"And the LORD said to Moses, “Cut two tablets of stone like the first ones, and I will write on these tablets the words that were on the first tablets which you broke” (Ex. 34:1).
God directed Moses to prepare a new set of tablets after the first had been broken because of Israel’s idolatry. Previously, God Himself had provided the tables and written on them. But for the replacements, Moses had to hew out the tables, and God only wrote upon them. God used man’s efforts as His means to deliver His holy, inerrant Word. Following the Fall, God used the ministry of prophets to bring His revelation to sinners. Through the Scriptures, which have been delivered by men, sinners can now know God’s will. But the writing is still God’s, though He uses human agents, for all Scripture is given by the inspiration of God. Further, only God can write His law on the heart (Jer. 31:33).

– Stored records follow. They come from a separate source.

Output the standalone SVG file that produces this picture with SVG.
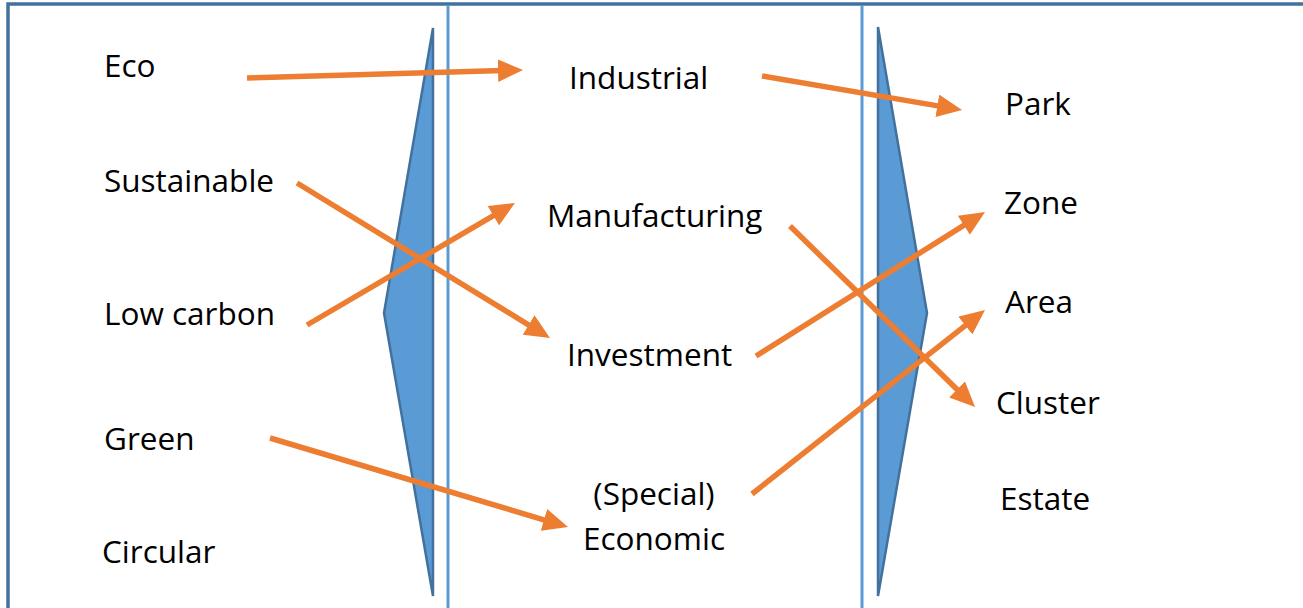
<svg xmlns="http://www.w3.org/2000/svg" width="1303" height="608" viewBox="0 0 1303 608">
<style>
.t{font-family:"Open Sans","Liberation Sans",Arial,sans-serif;font-size:31.5px;fill:#000}
.c{stroke:#ED7D31;stroke-width:5.5;fill:none;marker-end:url(#ah)}
.w{fill:#5B9BD5;stroke:#41719C;stroke-width:2.5;stroke-linejoin:miter}
.v{stroke:#5B9BD5;stroke-width:3}
</style>
<defs>
<marker id="ah" viewBox="0 0 10 9" refX="2" refY="4.5" markerWidth="4.6" markerHeight="4.1" orient="auto" markerUnits="strokeWidth">
<path d="M0,0 L10,4.5 L0,9 z" fill="#ED7D31"/>
</marker>
</defs>
<rect x="8" y="4" width="1310" height="620" fill="#fff" stroke="#41719C" stroke-width="3.5"/>
<g id="dividers">
<line class="v" x1="448" y1="6" x2="448" y2="608"/>
<line class="v" x1="862" y1="6" x2="862" y2="608"/>
</g>
<g id="wedge-left"><polygon class="w" points="433,28 384,313 433,596"/></g>
<g id="wedge-right"><polygon class="w" points="878,27 927,313 878,596"/></g>
<g id="n-eco"><text class="t" x="104" y="77">Eco</text></g>
<g id="n-sustainable"><text class="t" x="104" y="192">Sustainable</text></g>
<g id="n-lowcarbon"><text class="t" x="104" y="325">Low carbon</text></g>
<g id="n-green"><text class="t" x="104" y="450">Green</text></g>
<g id="n-circular"><text class="t" x="102" y="563">Circular</text></g>
<g id="n-industrial"><text class="t" x="569" y="89">Industrial</text></g>
<g id="n-manufacturing"><text class="t" x="547" y="227">Manufacturing</text></g>
<g id="n-investment"><text class="t" x="567" y="366">Investment</text></g>
<g id="n-economic"><text class="t" x="654" y="505" text-anchor="middle">(Special)</text><text class="t" x="654" y="550" text-anchor="middle">Economic</text></g>
<g id="n-park"><text class="t" x="1005" y="115">Park</text></g>
<g id="n-zone"><text class="t" x="1004" y="214">Zone</text></g>
<g id="n-area"><text class="t" x="1005" y="313">Area</text></g>
<g id="n-cluster"><text class="t" x="996" y="414">Cluster</text></g>
<g id="n-estate"><text class="t" x="1000" y="510">Estate</text></g>
<g id="connectors">
<line class="c" x1="247" y1="78" x2="503" y2="70.6"/>
<line class="c" x1="762" y1="76" x2="942.3" y2="106.6"/>
<line class="c" x1="297" y1="183" x2="532.9" y2="327.6"/>
<line class="c" x1="307" y1="325" x2="497.7" y2="213.1"/>
<line class="c" x1="270" y1="438" x2="548.8" y2="521.3"/>
<line class="c" x1="790" y1="226" x2="960.7" y2="393"/>
<line class="c" x1="756" y1="356" x2="968.1" y2="222.6"/>
<line class="c" x1="752" y1="494" x2="969.3" y2="322.4"/>
</g>
</svg>
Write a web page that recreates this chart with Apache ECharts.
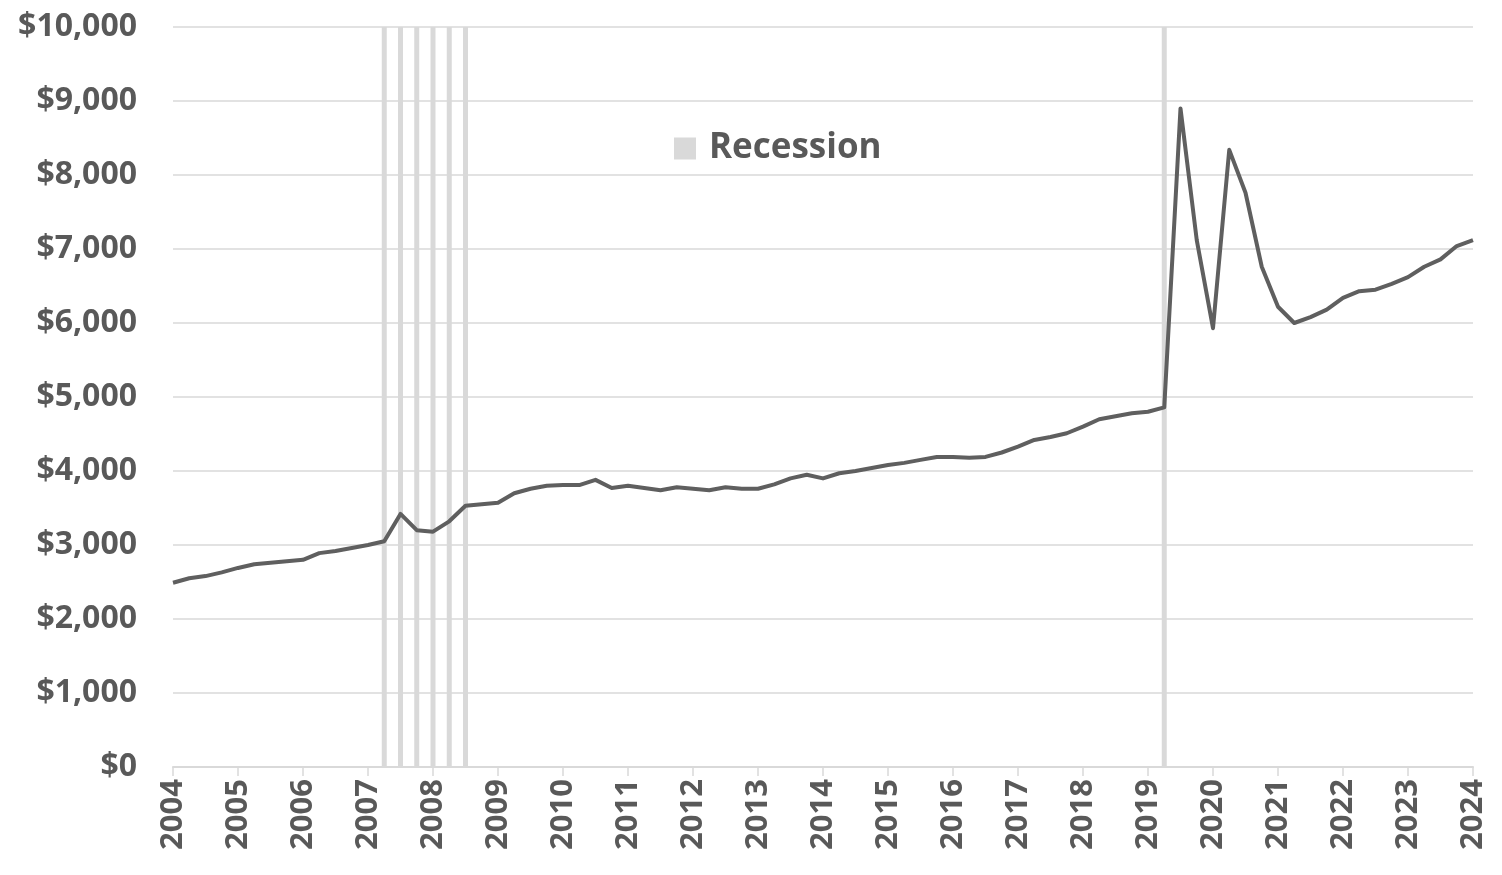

One thing that we need to observe from this passage is that God, being reconciled to Israel through the intercession of Moses (a pre-figure of Christ), ordered the tables to be renewed. This reminds us that, even under the Gospel of peace and reconciliation by Christ, the moral law remains the standard for our lives. Though we are saved in Christ, we are obligated to obey the law of God. Christ has redeemed us from the curse of the law, but not from the command of it. The moral law still speaks with authority today. When our Savior, in His Sermon on the Mount, expounded the moral law and vindicated it from the corruption with which the scribes and Pharisees had twisted it (Matt. 5:19), in effect He renewed the tables, reducing the law to its primitive sense and intention.
The best evidence of the pardon of sin and peace with God is the writing of the law in the heart. The first token God gave of His reconciliation to Israel was the renewing of the tables of the Law, thus the first article of the new covenant is “I will write My law in their heart” (Heb. 8:10), and it follows, “for I will be merciful to their unrighteousness.” The heart that has the law of God written on it loves God’s law. It wants to obey the will of Christ and delights in doing it, though the sin nature opposes it. Jesus Christ said that, if you love Him, you will obey His commandments. He also said that you will know a tree by its fruit—the fruit of a holy and righteous life, of the marks of the Spirit, and of love for one another. With a renewed heart and by the Spirit’s power, we now have the freedom to obey God’s good and holy law.
What is your attitude toward the law of God? Do you love it, or do you resent it and oppose it? Do you want to obey it, or do you think that it doesn’t matter whether you obey it or not? Do you think the Christian is obligated to obey the moral law of God?